Non tout va bien, le FPI est bien occupé à trouver ses repères, ses ténors donnent de la voix, même si je doute que dans le théâtre politique ivoirien il lui soit donné autre chose que quelques strapontins au « poulailler ».
La mort n’existant pas, nous sommes toujours à nos 3000 morts de la ladite « crise post électorale », rien ne s’est passé depuis, ni Duekoué, ni Nahibly, juste quelques femmes d’Abobo assassinées sur ordre de Laurent Gbagbo, et qui nous font passer à 3007 morts. Personne ne meurt, pas même Mahan Gahé et tous les autres anonymes qui croupissent encore dans les geôles du pays. Ouattara aussi est immortel, et bientôt il pourra après le costume d’académicien d’Outre-Mer, endosser celui de roi des dozos, bardé d’amulettes porte bonheur.
Alors, silence! « Selon nos informations le chef de l’État ivoirien Alassane Ouattara a quitté Abidjan en fin de matinée dimanche 2 février 2014, en direction de la France. Pour ce nouveau voyage en dehors de la Côte-d’Ivoire, Alassane Ouattara était accompagné de son épouse Dominique Ouattara et d’une délégation réduite, selon nos sources.
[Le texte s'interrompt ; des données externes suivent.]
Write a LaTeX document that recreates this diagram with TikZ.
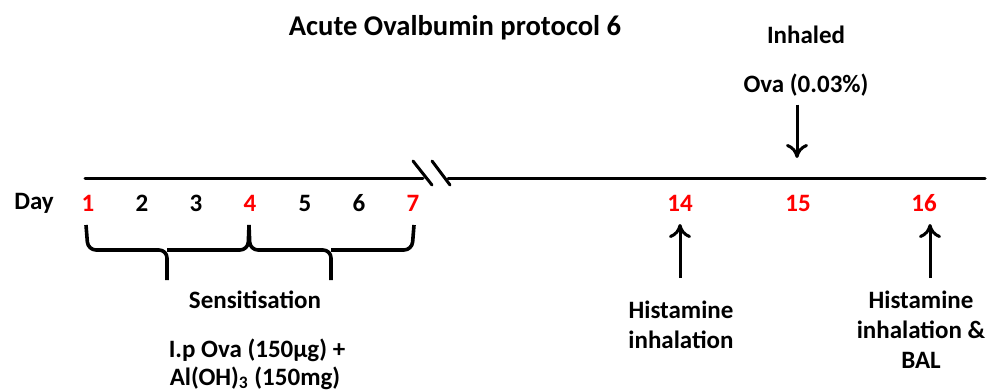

Aucune note officielle n’a encore filtré sur les raisons de cette sortie du numéro un ivoirien ». Ouattara a repris son bâton de pèlerin pour faire rentrer des fonds dans sa chère Côte d’Ivoire, et s’il est reparti en fin de matinée, aujourd’hui dimanche, c’est encore pour laisser les coudées plus franches à Kablan Duncan et son équipe, ce soir il a juste prévu une petite soirée entre intimes: Ouattara et son épouse, en bonne marraine de la petite Julia Sarkozy, ont répondu à son invitation: elle n’aurait pas voulu manger ses crêpes de la Chandeleur loin d’eux, loin de leur affection.
Ne nous inquiétons donc pas, si les crêpes passent bien, tout ce petit monde sera de retour à Abidjan, bientôt, pour des aventures encore plus palpitantes.